Right before we began rehearsing for this tour in October, I read Alex James' autobiography, "Bit of a Blur" (2007). In short, a decent but in no way a great read. If you're a big Blur fan, you'll find enough in it to keep you interested throughout the duration of book. If you are a casual Blur fan, I would probably suggest reading a biography on Damon Albarn, because Alex James doesn't have too much to say about the musical or artistic side of Blur. As a big Blur fan, I found myself wanting to know more about Graham Coxon than anything else. But I'm a guitar player, so go figure. So here ends my short book review section.
The reason I was thinking about James' book was because that's pretty much how my last week and half felt: blurry. We started in Columbus, Ohio, and now I'm in Washington D.C., with stops in Cleveland, Toronto, New York, and Atlantic City along the way. Somewhere in there was a meal at a Bob Evans [above]. But rather than putting all those experiences in narrative form, sometimes a simple picture says more.
What you see in this photograph is a repaired headstock on one of my guitars, one that, let's say, "fell" out of my hands at one point of "United States" during the first of the New York shows. Without getting too existential (or should it be Existential with a capital "E"?) and not asking what happened or why, the happier story is that the guitar is working perfectly and in use every single night. In fact, the guitar didn't miss a single show, and for this I have thank my guitar tech, Jason Baskin, one of the best techs/tone sculptors out there (and a really good friend). To be honest, he did give me a little grief for giving him some extra work, but I really did deserve it.
So the tune goes something like this: When things get blurry, guitars get broken.
A few nice people have taken the time to write in and ask questions, and I am very happy to try and answer one or two questions if it is something I can even respond to. Someone sent in question in regards to the extended ensemble. If you've had a chance to see us play on this tour, I think their musical contributions speak for themselves.
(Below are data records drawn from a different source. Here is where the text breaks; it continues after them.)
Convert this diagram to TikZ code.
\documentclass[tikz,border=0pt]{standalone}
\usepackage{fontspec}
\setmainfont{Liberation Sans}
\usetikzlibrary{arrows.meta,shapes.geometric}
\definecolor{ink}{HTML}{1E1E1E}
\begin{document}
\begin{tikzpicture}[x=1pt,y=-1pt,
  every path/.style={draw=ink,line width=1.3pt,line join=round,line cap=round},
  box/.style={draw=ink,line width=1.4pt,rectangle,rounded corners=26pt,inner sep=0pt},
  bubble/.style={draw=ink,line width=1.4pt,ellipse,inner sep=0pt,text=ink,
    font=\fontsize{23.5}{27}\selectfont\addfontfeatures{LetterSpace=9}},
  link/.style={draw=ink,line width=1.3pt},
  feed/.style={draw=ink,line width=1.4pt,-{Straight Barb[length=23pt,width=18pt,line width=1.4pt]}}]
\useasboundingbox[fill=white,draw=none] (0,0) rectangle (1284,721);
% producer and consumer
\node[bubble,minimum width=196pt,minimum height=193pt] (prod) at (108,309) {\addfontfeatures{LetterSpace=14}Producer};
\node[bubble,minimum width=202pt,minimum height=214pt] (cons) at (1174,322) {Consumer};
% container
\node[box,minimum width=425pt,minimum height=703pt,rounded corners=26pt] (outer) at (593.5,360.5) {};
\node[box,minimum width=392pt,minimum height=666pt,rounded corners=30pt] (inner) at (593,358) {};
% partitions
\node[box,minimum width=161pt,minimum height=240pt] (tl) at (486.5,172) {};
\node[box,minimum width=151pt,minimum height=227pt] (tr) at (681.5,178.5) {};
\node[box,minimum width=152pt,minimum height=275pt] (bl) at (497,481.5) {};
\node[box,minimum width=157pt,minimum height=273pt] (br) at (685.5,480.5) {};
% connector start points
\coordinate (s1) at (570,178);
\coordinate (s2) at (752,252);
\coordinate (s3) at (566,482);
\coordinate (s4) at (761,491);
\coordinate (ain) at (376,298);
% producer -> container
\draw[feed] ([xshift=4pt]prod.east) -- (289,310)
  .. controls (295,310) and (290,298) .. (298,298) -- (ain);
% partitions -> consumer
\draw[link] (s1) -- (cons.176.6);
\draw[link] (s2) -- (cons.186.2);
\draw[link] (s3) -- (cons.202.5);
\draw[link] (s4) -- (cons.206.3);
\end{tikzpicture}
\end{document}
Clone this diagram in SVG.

But in terms of what they add to playing with the band, I would say that it has been one of the most rewarding musical experiences I have taken part in. Gabrial, Stephen, Gingger Shanker (yes, with two G's!), and Kris are all fantastic musicians and great people. With all the nonsense that surrounds being in a band, the two-and-half hours when we actually play are extremely musical, and these four musicians have significantly added to that particular element of the show.